Военные основания этого вторжения казались вполне убедительными: предотвратить ожидаемое наступление Северного Вьетнама, который предположительно собирался взять под контроль Камбоджу и создать серьезную угрозу Южному Вьетнаму в период вывода американских войск. Вторжение должно было выиграть время, необходимое для завершения «вьетнамизации», перерезать основной путь снабжения из камбоджийского порта Сиануквиля и оказать поддержку новому и более дружественному режиму в Пномпене, сместившему симпатизировавшего левым принца Сианука. Однако, если бы в интересах Никсона и Америки было положить конец войне, здравомыслящие члены правительства могли бы привести не менее убедительные доводы в пользу отказа от этой операции.
Никсон полагал, что предварительно заявленные сроки вывода 150 тысяч военнослужащих в 1970 году нейтрализуют протесты, а если «эти либеральные ублюдки» будут по-прежнему создавать неприятности, то ему будет уже все равно. В своей воинственной речи он назвал кампанию ответом на «агрессию» Северного Вьетнама и, как всегда, упомянул, что не станет президентом, допустившим поражение Америки. Было сказано, что задачей этого вторжения является уничтожение предполагаемого штаба, или «нервного центра», противника, обозначенного аббревиатурой ЦСЮВ (Центральный совет Южного Вьетнама). В тактическом отношении успех был очевиден: удалось захватить значительное количество вооружений Северного Вьетнама, уничтожить бункеры и убежища, увеличить число убитых врагов еще на 200 человек и нанести противнику такой урон, который заставил его отложить на год планируемое наступление. Несмотря на свое громкое название, таинственный «нервный центр» так и не был обнаружен. В целом же результат был отрицательным: ослабленное правительство Камбоджи теперь нуждалось в защите, земельные участки и деревни оказались в ужасном состоянии, треть населения страны превратилась в бездомных беженцев, а силы прокоммунистических красных кхмеров пополнились значительным количеством новобранцев. Северовьетнамцы вскоре вернулись в Камбоджу и, захватив значительную часть ее территории, стали вооружать и обучать военному делу повстанцев. Тем самым были созданы все условия для того, чтобы еще одна страна Индокитая в недалеком будущем испытала ни с чем не сравнимые страдания.

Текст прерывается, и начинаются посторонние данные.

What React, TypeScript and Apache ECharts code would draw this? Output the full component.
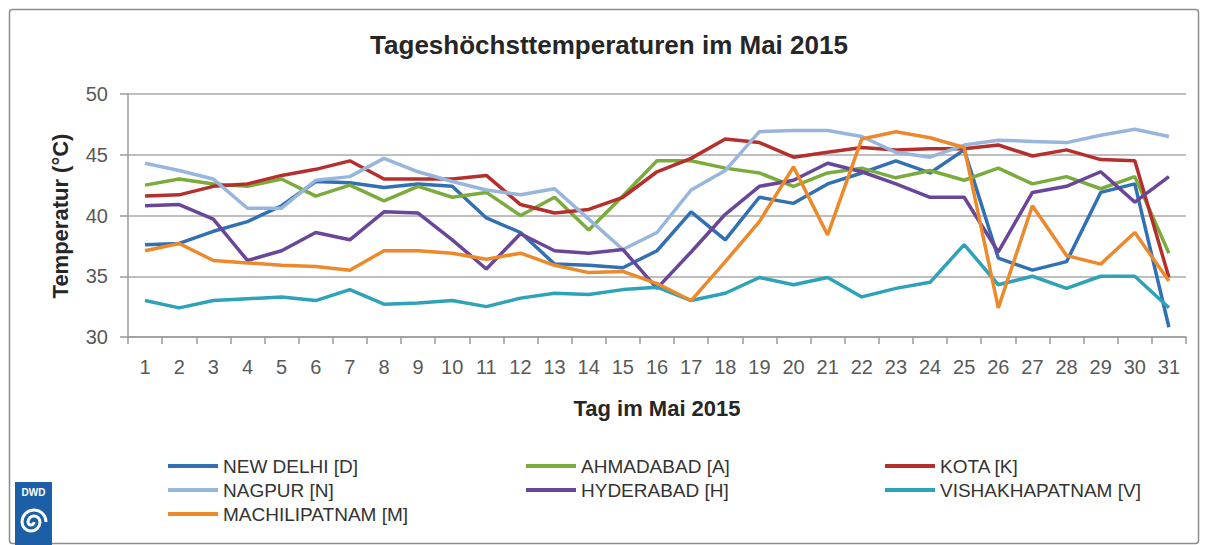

В Америке реакция на это вторжение оказалась весьма бурной, поскольку оно восстановило против администрации как левых, так и правых политических радикалов. Начались яростные дебаты, в ходе которых противники и сторонники правительства испытывали друг к другу все большую неприязнь. Хотя данные опросов часто показывали резкое увеличение количества тех, кто выступал за более агрессивные действия Никсона, голоса противников войны звучали громче, и по отношению к правительству пресса была настроена явно враждебно. «Нью-Йорк таймс» назвала предъявленные Никсоном основания для вторжения «очередной военной галлюцинацией» и заключила: «Время и горький опыт привели к тому, что американский народ перестал быть доверчивым». Общество ужаснулось, когда несколькими месяцами ранее стали известны подробности массового убийства в Сонгми, когда американские солдаты в приступе безумной жестокости убили более 200 безоружных сельских жителей, в том числе стариков, женщин и беспомощных, рыдающих детей. Потрясение усугубилось, когда после вторжения в Камбоджу американцы начали убивать американцев. Четвертого мая Национальная гвардия, вызванная губернатором, который хотел пресечь то, что показалось ему опасным проявлением насилия в студенческом городке Кентского университета штата Огайо, открыла огонь по демонстрантам и убила четырех студентов. Фотография обезумевшей от ужаса студентки, стоящей на коленях перед телом своего мертвого товарища, врезалась в память глубже, чем любая фотография, начиная со снимка поднятия флага на острове Иводзима. Раскаты войны во Вьетнаме отозвались в Америке.